Of his “Walking Tune” for Wind Five, Australian-born pianist and composer Percy Grainger writes of this, his only work for winds (it subsequently underwent many transcriptions): “I composed the little tune on which this piece is based as a whistling accompaniment to my tramping feet while on a three days’ walk in West Argyleshire (Scottish Highlands) in the summer of 1900. At that time – I had just turned 18 – I was deeply in love with thoughts of the Celtic world…” Indeed British in flavor, this short, tonal piece abounds in lush hues and lovely melodies, ending on the thoughtful added sixth major chord.
Arnold Schoenberg (1874-1951) began his Wind Quintet opus 26 in April 1923 and finished it in July 1924 after having worked on the twelve-tone method for ten years, a period in which time he published nothing. The quintet is a milestone in that sonata-rondo forms once more present the possibility to compose in the light of atonal music, the composer thus reinventing himself as a neo-classicist. Here he demonstrates the versatility of his new system in a lengthy, large-scale work. The Hindemith Wind Quintet ended its concert with the final movement of it, the Rondo. The players presented the virtuosic movement in its inherent energy and variety, its individual lines ever apparent to the listener.

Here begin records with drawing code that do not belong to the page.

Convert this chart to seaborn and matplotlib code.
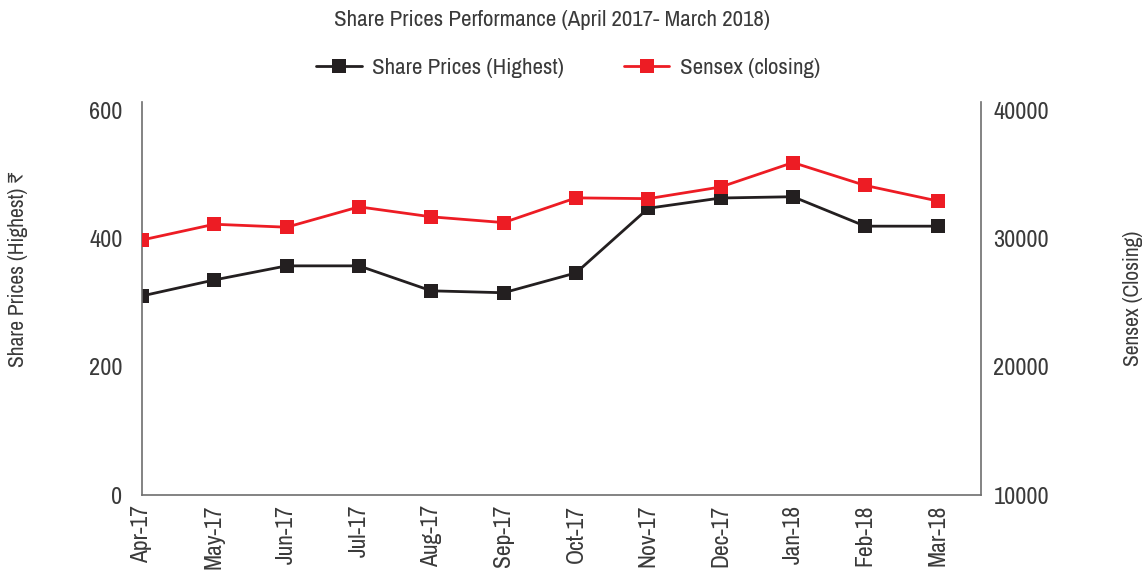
import numpy as np
import pandas as pd
import matplotlib
matplotlib.use("Agg")
import matplotlib.pyplot as plt
from matplotlib import font_manager
import seaborn as sns

months = ["Apr-17", "May-17", "Jun-17", "Jul-17", "Aug-17", "Sep-17",
          "Oct-17", "Nov-17", "Dec-17", "Jan-18", "Feb-18", "Mar-18"]
share_high = [311, 336, 358, 358, 319, 316, 347, 448, 464, 466, 420, 420]
sensex_close = [29920, 31150, 30920, 32510, 31730, 31280,
                33210, 33150, 34060, 35970, 34180, 32970]

# pick a narrow font if there is one, the original uses a condensed face
names = sorted({f.name for f in font_manager.fontManager.ttflist})
narrow = [n for n in names if "Narrow" in n or "Condensed" in n]
main_font = narrow[0] if narrow else "Liberation Sans"

sns.set_theme(style="white")
plt.rcParams['font.family'] = [main_font, 'DejaVu Sans']
text_col = "#3a3a3a"
red = "#ED1C24"
black = "#231F20"

df = pd.DataFrame({"pos": np.arange(len(months)), "month": months,
                   "share": share_high, "sensex": sensex_close})

fig = plt.figure(figsize=(11.46, 5.71), dpi=100)
ax = fig.add_axes([142 / 1146, 1 - 495 / 571, 839 / 1146, 393 / 571])
ax2 = ax.twinx()

sns.lineplot(data=df, x="pos", y="share", ax=ax, color=black, marker="s",
             markersize=9.5, markeredgewidth=0, linewidth=2,
             label="Share Prices (Highest)", legend=False)
sns.lineplot(data=df, x="pos", y="sensex", ax=ax2, color=red, marker="s",
             markersize=9.5, markeredgewidth=0, linewidth=2,
             label="Sensex (closing)", legend=False)

ax.set_xlim(0, 11.6)
ax.set_ylim(0, 614)
ax2.set_ylim(10000, 40700)
ax.set_yticks([0, 200, 400, 600])
ax2.set_yticks([10000, 20000, 30000, 40000])
ax.set_xticks(df["pos"])
ax.set_xticklabels(months, rotation=90, fontsize=17, color=text_col)
ax.tick_params(axis="x", length=0, pad=7, labelsize=17, labelcolor=text_col)
ax.tick_params(axis="y", length=0, pad=14, labelsize=17.5, labelcolor=text_col)
ax2.tick_params(axis="y", length=0, pad=9, labelsize=17.5, labelcolor=text_col)

for a in (ax, ax2):
    for s in a.spines.values():
        s.set_visible(False)
ax.spines["left"].set_visible(True)
ax.spines["bottom"].set_visible(True)
ax2.spines["right"].set_visible(True)
for s in (ax.spines["left"], ax.spines["bottom"], ax2.spines["right"]):
    s.set_color("#6e6e6e")
    s.set_linewidth(1.2)

ax.set_xlabel("")
ax.set_ylabel("Share Prices (Highest) ₹", fontsize=15.5, color=text_col)
ax.yaxis.set_label_coords(-0.136, 0.575)
ax2.set_ylabel("Sensex (Closing)", fontsize=15.5, color=text_col)
ax2.yaxis.set_label_coords(1.169, 0.50)

fig.text(552 / 1146, 1 - 20 / 571, "Share Prices Performance (April 2017- March 2018)",
         ha="center", va="center", fontsize=16.5, color=text_col)

h1, l1 = ax.get_legend_handles_labels()
h2, l2 = ax2.get_legend_handles_labels()
fig.legend(h1 + h2, l1 + l2, loc="center", bbox_to_anchor=(568 / 1146, 1 - 68 / 571),
           ncol=2, frameon=False, fontsize=16.5, handlelength=2.0, handletextpad=0.45,
           columnspacing=2.6, labelcolor=text_col)

fig.savefig("out.png", dpi=100)
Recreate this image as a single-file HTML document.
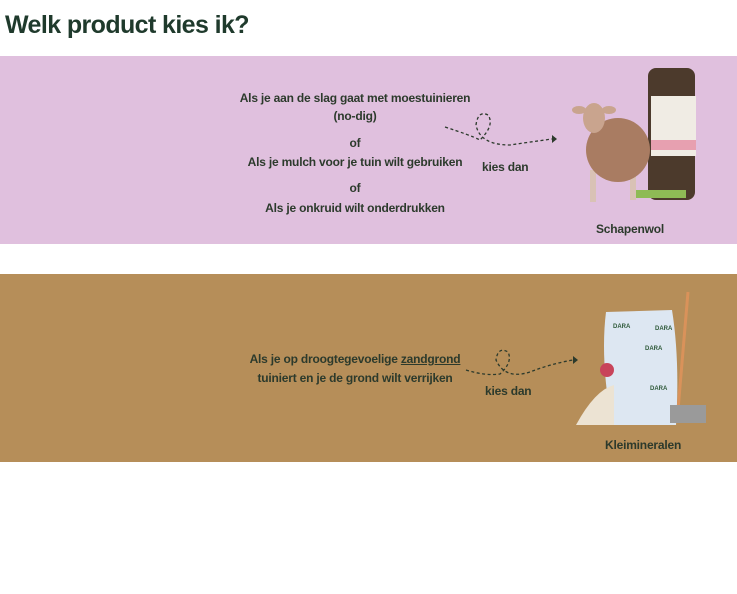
<!DOCTYPE html>
<html><head><style>
body{margin:0;width:737px;height:594px;background:#fff;position:relative;overflow:hidden;font-family:"Liberation Sans",sans-serif;}
.t{position:absolute;color:#2c3a2c;font-size:12px;font-weight:bold;text-align:center;white-space:nowrap;letter-spacing:-0.2px}
h1{position:absolute;left:5px;top:11px;margin:0;font-size:25px;color:#1f3a2c;font-weight:bold;letter-spacing:-0.6px}
.band{position:absolute;left:0;width:737px;height:188px}
</style></head><body>
<h1>Welk product kies ik?</h1>
<div class="band" style="top:56px;background:#e0c0de"></div>
<div class="band" style="top:274px;background:#b68e59"></div>

<div class="t" style="left:200px;width:310px;top:91px">Als je aan de slag gaat met moestuinieren</div>
<div class="t" style="left:200px;width:310px;top:109px">(no-dig)</div>
<div class="t" style="left:200px;width:310px;top:136px">of</div>
<div class="t" style="left:200px;width:310px;top:155px">Als je mulch voor je tuin wilt gebruiken</div>
<div class="t" style="left:200px;width:310px;top:181px">of</div>
<div class="t" style="left:200px;width:310px;top:201px">Als je onkruid wilt onderdrukken</div>
<div class="t" style="left:482px;top:160px">kies dan</div>
<div class="t" style="left:596px;top:222px">Schapenwol</div>
<svg style="position:absolute;left:0;top:0" width="737" height="594">
<g fill="none" stroke="#2c3a2c" stroke-width="1.3" stroke-dasharray="3,2.5">
<path d="M445 127 Q470 135 480 140 Q495 125 488 115 Q478 110 476 125 Q480 145 510 145 Q530 142 552 139"/>
<path d="M466 370 Q485 376 500 374 Q513 362 508 352 Q498 346 496 360 Q505 380 530 372 Q550 364 573 360"/>
</g>
<path d="M552 135 L557 139 L552 143Z M573 356 L578 360 L573 364Z" fill="#2c3a2c"/>
<!-- roll -->
<rect x="648" y="68" width="47" height="132" rx="8" fill="#4c3a2c"/>
<rect x="651" y="96" width="45" height="60" fill="#f0ece4"/>
<rect x="651" y="140" width="45" height="10" fill="#e7a0b0"/>
<rect x="636" y="190" width="50" height="8" fill="#8ebb55"/>
<!-- sheep -->
<rect x="590" y="170" width="6" height="32" fill="#d9c2b5"/><rect x="630" y="170" width="6" height="30" fill="#d9c2b5"/>
<ellipse cx="618" cy="150" rx="32" ry="32" fill="#a97c62"/>
<ellipse cx="594" cy="118" rx="11" ry="15" fill="#c9a48e"/>
<ellipse cx="579" cy="110" rx="7" ry="4" fill="#c9a48e"/><ellipse cx="609" cy="110" rx="7" ry="4" fill="#c9a48e"/>
<!-- bag -->
<path d="M606 312 L672 310 Q680 360 676 425 L612 425 Q600 360 606 312Z" fill="#dde7f2"/>
<path d="M576 425 L614 425 L614 385 Q595 390 576 425Z" fill="#ece3d3"/>
<g fill="#2f5a3a" font-size="6" font-weight="bold" font-family="Liberation Sans"><text x="613" y="328">DARA</text><text x="655" y="330">DARA</text><text x="645" y="350">DARA</text><text x="650" y="390">DARA</text></g>
<circle cx="607" cy="370" r="7" fill="#c8445a"/>
<line x1="688" y1="292" x2="678" y2="410" stroke="#d9925a" stroke-width="3"/>
<rect x="670" y="405" width="36" height="18" fill="#9a9a9a"/>
</svg>
<div class="t" style="left:200px;width:310px;top:352px">Als je op droogtegevoelige <u>zandgrond</u></div>
<div class="t" style="left:200px;width:310px;top:371px">tuiniert en je de grond wilt verrijken</div>
<div class="t" style="left:485px;top:384px">kies dan</div>
<div class="t" style="left:605px;top:438px">Kleimineralen</div>
</body></html>
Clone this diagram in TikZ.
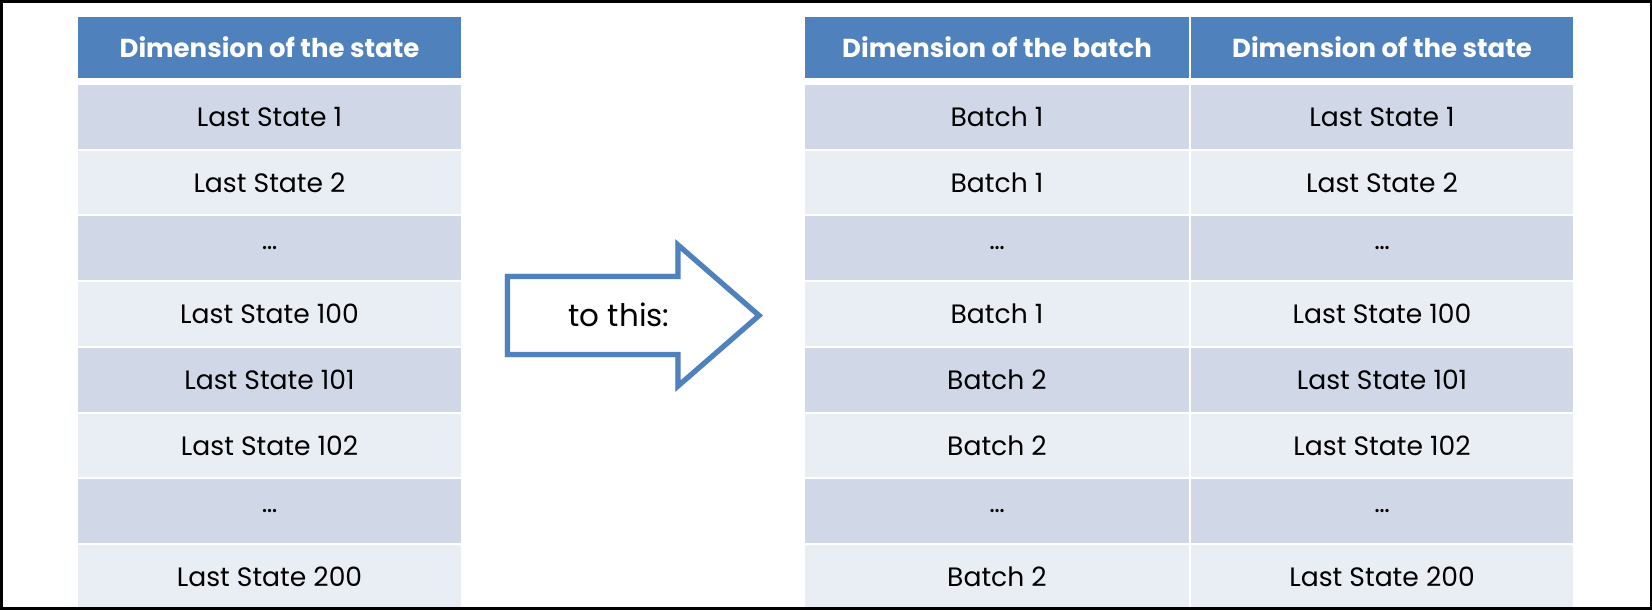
\documentclass[tikz,border=0pt]{standalone}
\usepackage{fontspec}
\setmainfont{Poppins}
\definecolor{hdr}{HTML}{4F81BD}
\definecolor{bandA}{HTML}{D0D8E8}
\definecolor{bandB}{HTML}{E9EDF4}
\begin{document}
\begin{tikzpicture}[x=0.5pt,y=-0.5pt,
  cell/.style={inner sep=0pt,outer sep=0pt,minimum height=31.85pt,
    font=\fontsize{13.3}{15}\selectfont,text=black},
  hcell/.style={inner sep=0pt,outer sep=0pt,minimum height=30.5pt,fill=hdr,
    font=\fontsize{13}{15}\selectfont\bfseries,text=white},
  bigarrow/.style={draw=hdr,line width=2.6pt,fill=white},
  arrowshadow/.style={draw=black!12,line width=2.8pt},
  frame/.style={draw=black,line width=1.5pt}]
\useasboundingbox (0,0) rectangle (1652,610);
\fill[white] (0,0) rectangle (1652,610);
% headers
\node[hcell,minimum width=191.5pt] (LH) at (269.5,47.5) {Dimension of the state};
\node[hcell,minimum width=192pt] (BH) at (997,47.5) {Dimension of the batch};
\node[hcell,minimum width=191pt] (SH) at (1382,47.5) {Dimension of the state};
% rows
\foreach \i/\yy/\bg/\ta/\tb/\tc in {
  1/116.85/bandA/Last State 1/Batch 1/Last State 1,
  2/182.55/bandB/Last State 2/Batch 1/Last State 2,
  3/248.25/bandA/…/…/…,
  4/313.95/bandB/Last State 100/Batch 1/Last State 100,
  5/379.65/bandA/Last State 101/Batch 2/Last State 101,
  6/445.35/bandB/Last State 102/Batch 2/Last State 102,
  7/511.05/bandA/…/…/…,
  8/576.75/bandB/Last State 200/Batch 2/Last State 200}
{
  \node[cell,fill=\bg,minimum width=191.5pt] (L\i) at (269.5,\yy) {\ta};
  \node[cell,fill=\bg,minimum width=192pt] (B\i) at (997,\yy) {\tb};
  \node[cell,fill=\bg,minimum width=191pt] (S\i) at (1382,\yy) {\tc};
}
% arrow
\coordinate (a1) at (507.5,276.5);
\coordinate (a2) at (678,276.5);
\coordinate (a3) at (678,245);
\coordinate (a4) at (759,315.5);
\coordinate (a5) at (678,386);
\coordinate (a6) at (678,354.5);
\coordinate (a7) at (507.5,354.5);
\begin{scope}[shift={(2,3)}]
\draw[arrowshadow] (a1) -- (a2) -- (a3) -- (a4) -- (a5) -- (a6) -- (a7) -- cycle;
\end{scope}
\draw[bigarrow] (a1) -- (a2) -- (a3) -- (a4) -- (a5) -- (a6) -- (a7) -- cycle;
\node[inner sep=0pt,font=\fontsize{15.5}{18}\selectfont] (T) at (619,315) {to this:};
% frame
\draw[frame] (1,1.5) rectangle (1651,608.5);
\end{tikzpicture}
\end{document}
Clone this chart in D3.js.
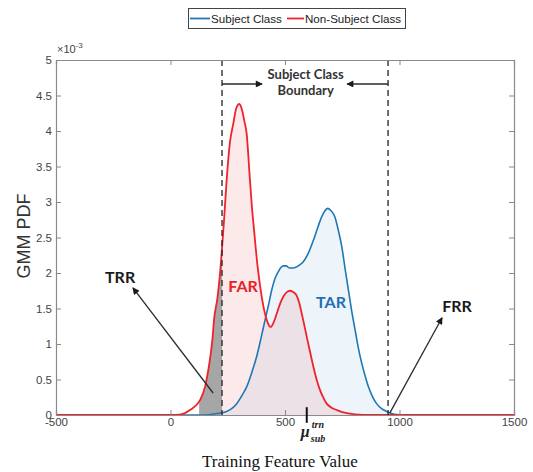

The Hindemith Wind Quintet is an ensemble of five superb musicians, whose in-depth performance is intelligent, thorough, convincing and moving. The audience was clearly appreciative of their high quality playing. Attending the concert in the Assia Gallery, surrounded by European oil paintings, added to the evening’s enjoyment; exhibited were two paintings of Felicja Blumental, one by Irwin Dom O-Sen, the other by Kees van Dongen, both paintings being part of the Mizne-Blumental Collection.